Of course, it isn’t hard to find a young blind girl trapped under the Nazi occupation of France to be a sympathetic character. Doerr’s work was much easier here, but that doesn’t mean he shirked in his writing of Marie-Laure, since describing how the world of the blind is experienced is no mean feat. Personally, I wouldn’t know how to go about it, even though I grew up living next door to a blind girl. But I think that Doerr did a very good job here (although I would love to hear what visually impaired readers think of this portrayal).

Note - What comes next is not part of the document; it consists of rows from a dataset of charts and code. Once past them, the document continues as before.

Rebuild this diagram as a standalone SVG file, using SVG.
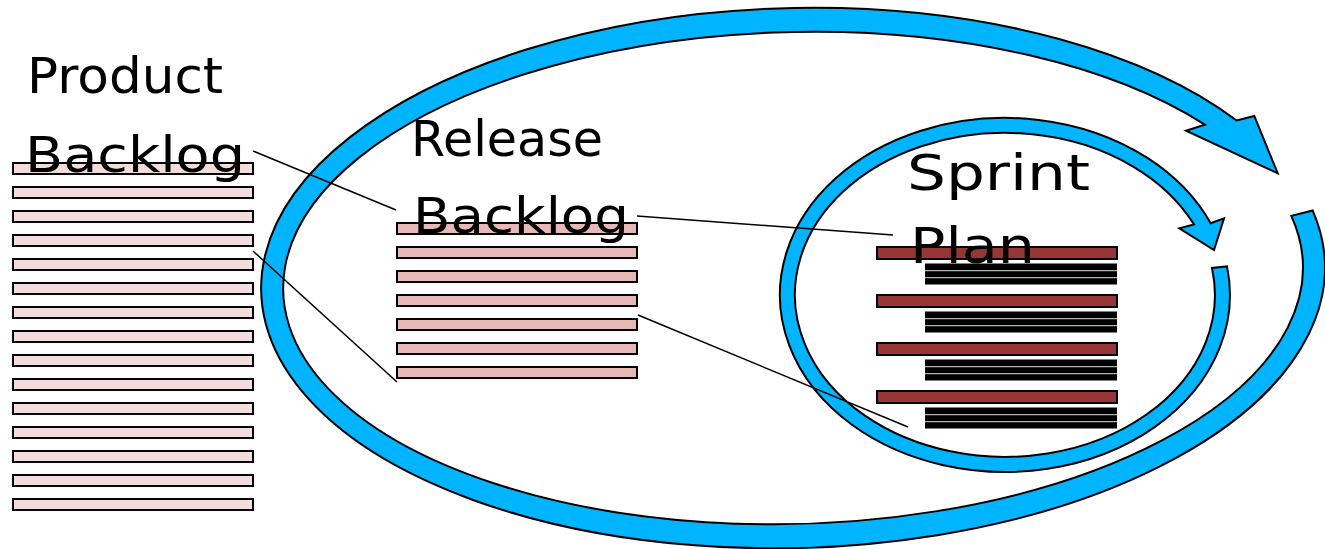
<svg xmlns="http://www.w3.org/2000/svg" width="1325" height="549" viewBox="0 0 1325 549">
<style>
.ring{fill:#00B4FF;stroke:#000;stroke-width:2;stroke-linejoin:miter}
.pb{fill:#F2DCDB;stroke:#000;stroke-width:2}
.rb{fill:#E6B9B8;stroke:#000;stroke-width:2}
.sb{fill:#953735;stroke:#000;stroke-width:2}
.task{fill:#000}
.gap{stroke:#b0b0b0;stroke-width:1.2}
.lbl{font-family:"DejaVu Sans",sans-serif;font-size:50px;fill:#000}
.conn{stroke:#000;stroke-width:1.5;fill:none}
</style>
<defs>
<g id="tasks">
<rect class="task" x="925" y="0" width="192" height="21"/>
<line class="gap" x1="925" y1="7.2" x2="1117" y2="7.2"/>
<line class="gap" x1="925" y1="14.2" x2="1117" y2="14.2"/>
</g>
</defs>
<rect width="1325" height="549" fill="#fff"/>
<g id="release-cycle">
<path class="ring" d="M1312.73,210.54 A532,270 -1.5 1 1 1236.71,120.47 L1254.3,116 L1277.7,173.3 L1186,130.7 L1204.85,124.67 A510,246 -1.5 1 0 1291.31,215.9 Z"/>
</g>
<g id="sprint-cycle">
<path class="ring" d="M1227,266.4 A225,177 0 1 1 1210.7,223.3 L1224,218.3 L1214,250 L1179.3,228.3 L1194,224.4 A210,162 0 1 0 1212,268 Z"/>
</g>
<g id="product-backlog">
<rect class="pb" x="13" y="163" width="240" height="11"/>
<rect class="pb" x="13" y="187" width="240" height="11"/>
<rect class="pb" x="13" y="211" width="240" height="11"/>
<rect class="pb" x="13" y="235" width="240" height="11"/>
<rect class="pb" x="13" y="259" width="240" height="11"/>
<rect class="pb" x="13" y="283" width="240" height="11"/>
<rect class="pb" x="13" y="307" width="240" height="11"/>
<rect class="pb" x="13" y="331" width="240" height="11"/>
<rect class="pb" x="13" y="355" width="240" height="11"/>
<rect class="pb" x="13" y="379" width="240" height="11"/>
<rect class="pb" x="13" y="403" width="240" height="11"/>
<rect class="pb" x="13" y="427" width="240" height="11"/>
<rect class="pb" x="13" y="451" width="240" height="11"/>
<rect class="pb" x="13" y="475" width="240" height="11"/>
<rect class="pb" x="13" y="499" width="240" height="11"/>
<text class="lbl" x="27" y="93" textLength="196" lengthAdjust="spacingAndGlyphs">Product</text>
<text class="lbl" x="25" y="172" textLength="220" lengthAdjust="spacingAndGlyphs">Backlog</text>
</g>
<g id="release-backlog">
<rect class="rb" x="397" y="223" width="240" height="11"/>
<rect class="rb" x="397" y="247" width="240" height="11"/>
<rect class="rb" x="397" y="271" width="240" height="11"/>
<rect class="rb" x="397" y="295" width="240" height="11"/>
<rect class="rb" x="397" y="319" width="240" height="11"/>
<rect class="rb" x="397" y="343" width="240" height="11"/>
<rect class="rb" x="397" y="367" width="240" height="11"/>
<text class="lbl" x="411" y="156" textLength="192" lengthAdjust="spacingAndGlyphs">Release</text>
<text class="lbl" x="413" y="233" textLength="216" lengthAdjust="spacingAndGlyphs">Backlog</text>
</g>
<g id="sprint-plan">
<rect class="sb" x="877" y="247" width="240" height="12"/>
<use href="#tasks" y="263.5"/>
<rect class="sb" x="877" y="295" width="240" height="12"/>
<use href="#tasks" y="311.5"/>
<rect class="sb" x="877" y="343" width="240" height="12"/>
<use href="#tasks" y="359.5"/>
<rect class="sb" x="877" y="391" width="240" height="12"/>
<use href="#tasks" y="407.5"/>
<text class="lbl" x="907" y="190" textLength="183" lengthAdjust="spacingAndGlyphs">Sprint</text>
<text class="lbl" x="910" y="263" textLength="125" lengthAdjust="spacingAndGlyphs">Plan</text>
</g>
<g id="connectors">
<line class="conn" x1="253" y1="151" x2="396" y2="210"/>
<line class="conn" x1="253" y1="251" x2="397" y2="382"/>
<line class="conn" x1="637" y1="216" x2="893" y2="235"/>
<line class="conn" x1="638" y1="315" x2="908" y2="427"/>
</g>
</svg>
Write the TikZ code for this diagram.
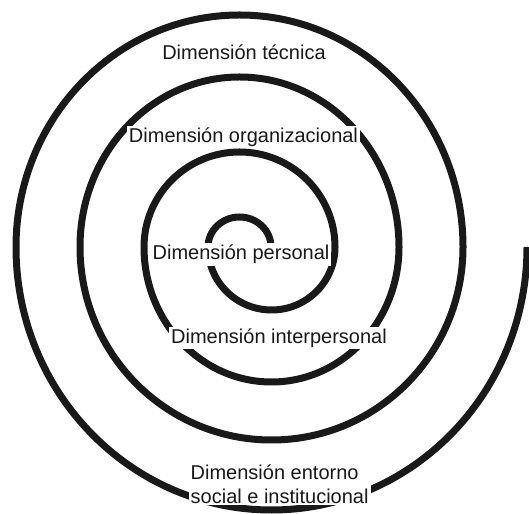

All of this seems like pretty high praise, and I am totally certain that these are precisely the aspects of this book that won Doerr the Pulitzer and other prizes for this novel, together with his beautiful prose. However, I think they decided to ignore what I felt was a less than satisfying ending. Of course, I can’t go into details here without giving away spoilers, but I will leave it to say that to my mind, sometimes less is more, and that also means that more is less. Despite this small niggle, I can still warmly recommend this novel. While the ending didn’t ruin the book for me, it certainly prevented me from giving it a full five stars; still, four and a half stars is a very good rating from me.